Soll zum Giftspritzen geschlossen werden: Der Rhododendronpark. Foto: dpa

Fast der gesamte Rhododendron-Park in Horn-Lehe wird ab heute Nachmittag bis Freitag gesperrt. Schuld ist ein starker Schädlingsbefall durch die Andromeda-Netzwanze. Die Parkleitung will mit einer „umfangreichen Pflanzenschutzmaßnahme“ eingreifen. Der Naturschutzbund „Nabu“ ist empört.

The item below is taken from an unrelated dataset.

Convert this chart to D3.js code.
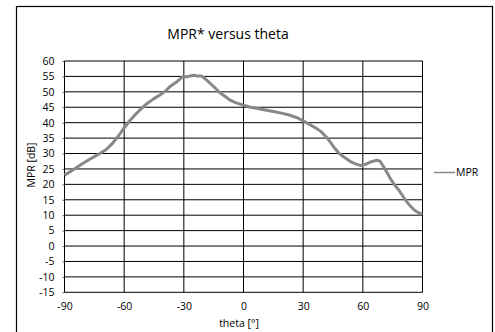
<!DOCTYPE html>
<html>
<head>
<meta charset="utf-8">
<script src="https://cdn.jsdelivr.net/npm/d3@7"></script>
<style>
  body { margin: 0; background: #fff; }
  text { font-family: "Open Sans", "DejaVu Sans", sans-serif; fill: #000; }
</style>
</head>
<body>
<svg id="chart"></svg>
<script>
// theta [°] and MPR [dB]
const theta = [-90, -86, -82, -78, -75, -72, -69, -66, -63, -60, -57, -54, -51, -48, -45, -42, -39, -37, -34, -31, -28, -25, -23, -21, -18.5, -16, -14, -12, -9, -7, -4, 0, 3, 7, 11, 15, 19, 23, 27, 30, 33, 36, 39, 42, 44, 46, 48, 51, 54, 57, 59, 61, 64, 67, 68.5, 70, 72, 74, 76, 78, 80, 82, 84, 86, 88, 90];
const mpr   = [23, 24.6, 26.3, 27.9, 29, 30.1, 31.3, 33.2, 35.6, 38.3, 40.8, 42.9, 44.8, 46.5, 47.8, 49, 50.4, 51.7, 53, 54.7, 55, 55.4, 55.1, 55.1, 53.8, 52.3, 51.1, 49.8, 48.4, 47.4, 46.5, 45.7, 45.1, 44.6, 44.1, 43.6, 43.1, 42.5, 41.6, 40.6, 39.5, 38.4, 37.1, 35.1, 33.4, 31.6, 30.1, 28.6, 27.3, 26.5, 26.1, 26.4, 27.3, 27.8, 27.6, 26.2, 24, 21.7, 19.8, 18.2, 16.3, 14.4, 12.9, 11.6, 10.8, 10.3];

const xTicks = [-90, -60, -30, 0, 30, 60, 90];
const yTicks = d3.range(-15, 61, 5);

const W = 495, H = 332;
const svg = d3.select("#chart").attr("width", W).attr("height", H);

// 외곽 테두리
svg.append("rect")
   .attr("x", 16.5).attr("y", 6.5)
   .attr("width", 476).attr("height", 340)
   .attr("fill", "none")
   .attr("stroke", "#000")
   .attr("stroke-width", 1.2);

const x = d3.scaleLinear([-90, 90], [64.5, 422.5]);
const y = d3.scaleLinear([-15, 60], [292.3, 61]);

// grid
const grid = svg.append("g").attr("stroke", "#000").attr("stroke-width", 1);
grid.selectAll("line.h")
    .data(yTicks)
    .join("line")
    .attr("class", "h")
    .attr("x1", x(-90)).attr("x2", x(90))
    .attr("y1", d => y(d)).attr("y2", d => y(d));
grid.selectAll("line.v")
    .data(xTicks)
    .join("line")
    .attr("class", "v")
    .attr("y1", y(-15)).attr("y2", y(60))
    .attr("x1", d => x(d)).attr("x2", d => x(d));

// y 축
svg.append("g")
   .attr("transform", `translate(${x(-90)},0)`)
   .call(d3.axisLeft(y).tickValues(yTicks).tickSize(2).tickPadding(8).tickSizeOuter(0).tickFormat(d => String(d)))
   .call(g => g.select(".domain").remove())
   .call(g => g.selectAll(".tick line").attr("stroke", "#000").attr("stroke-width", 0.6))
   .call(g => g.selectAll(".tick text").attr("font-size", 10.5).attr("fill", "#000"));

// x 축
svg.append("g")
   .attr("transform", `translate(0,${y(-15)})`)
   .call(d3.axisBottom(x).tickValues(xTicks).tickSize(0).tickPadding(10).tickSizeOuter(0).tickFormat(d => String(d)))
   .call(g => g.select(".domain").remove())
   .call(g => g.selectAll(".tick text").attr("font-size", 10.5).attr("fill", "#000"));

// 데이터 선
const line = d3.line().x(d => x(d[0])).y(d => y(d[1]));
svg.append("path")
   .datum(theta.map((t, i) => [t, mpr[i]]))
   .attr("fill", "none")
   .attr("stroke", "#888")
   .attr("stroke-width", 3)
   .attr("stroke-linejoin", "round")
   .attr("d", line);

// 제목 / 축 이름
svg.append("text")
   .attr("x", 228).attr("y", 39)
   .attr("text-anchor", "middle")
   .attr("font-size", 14)
   .text("MPR* versus theta");

svg.append("text")
   .attr("x", 239).attr("y", 327)
   .attr("text-anchor", "middle")
   .attr("font-size", 10.5)
   .text("theta [°]");

svg.append("text")
   .attr("transform", "translate(35,165) rotate(-90)")
   .attr("text-anchor", "middle")
   .attr("font-size", 10.5)
   .text("MPR [dB]");

// 범례
svg.append("line")
   .attr("x1", 434).attr("x2", 455)
   .attr("y1", 172.5).attr("y2", 172.5)
   .attr("stroke", "#888").attr("stroke-width", 1.5);
svg.append("text")
   .attr("x", 456).attr("y", 176)
   .attr("font-size", 10.5)
   .text("MPR");
</script>
</body>
</html>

„Eine Sperrung des Parks wirkt zwar ungewöhnlich“, sagt Hartwig Schepker, wissenschaftlicher Leiter des Parks, „aber andere Parkanlagen werden morgens auf- und abends abgeschlossen. Vielleicht bemerken in solchen Fällen die Anwohner eine solche Maßnahme gar nicht“. Dass die Lavendelheide durch die Netzwanze befallen ist, sei seit 2002 bekannt, in den letzten Jahren habe sich die Wanze aber auf Rhododendron- und Azaleengewächse ausgebreitet. „Der Befall ist bestandsgefährdend“, so Schepker. Der Schädling soll nun mit einem neuen Mittel namens Mospilan flächendeckend bekämpft werden: 16 Hektar des 46 Hektar großen Parks sollen mit einer Motorspritze behandelt werden. Mospilan enthält Acetamiprid, das sich laut der Europäischen Behörde für Lebensmittelsicherheit „unter Umständen auf das in Entwicklung begriffene menschliche Nervensystem auswirken“ kann.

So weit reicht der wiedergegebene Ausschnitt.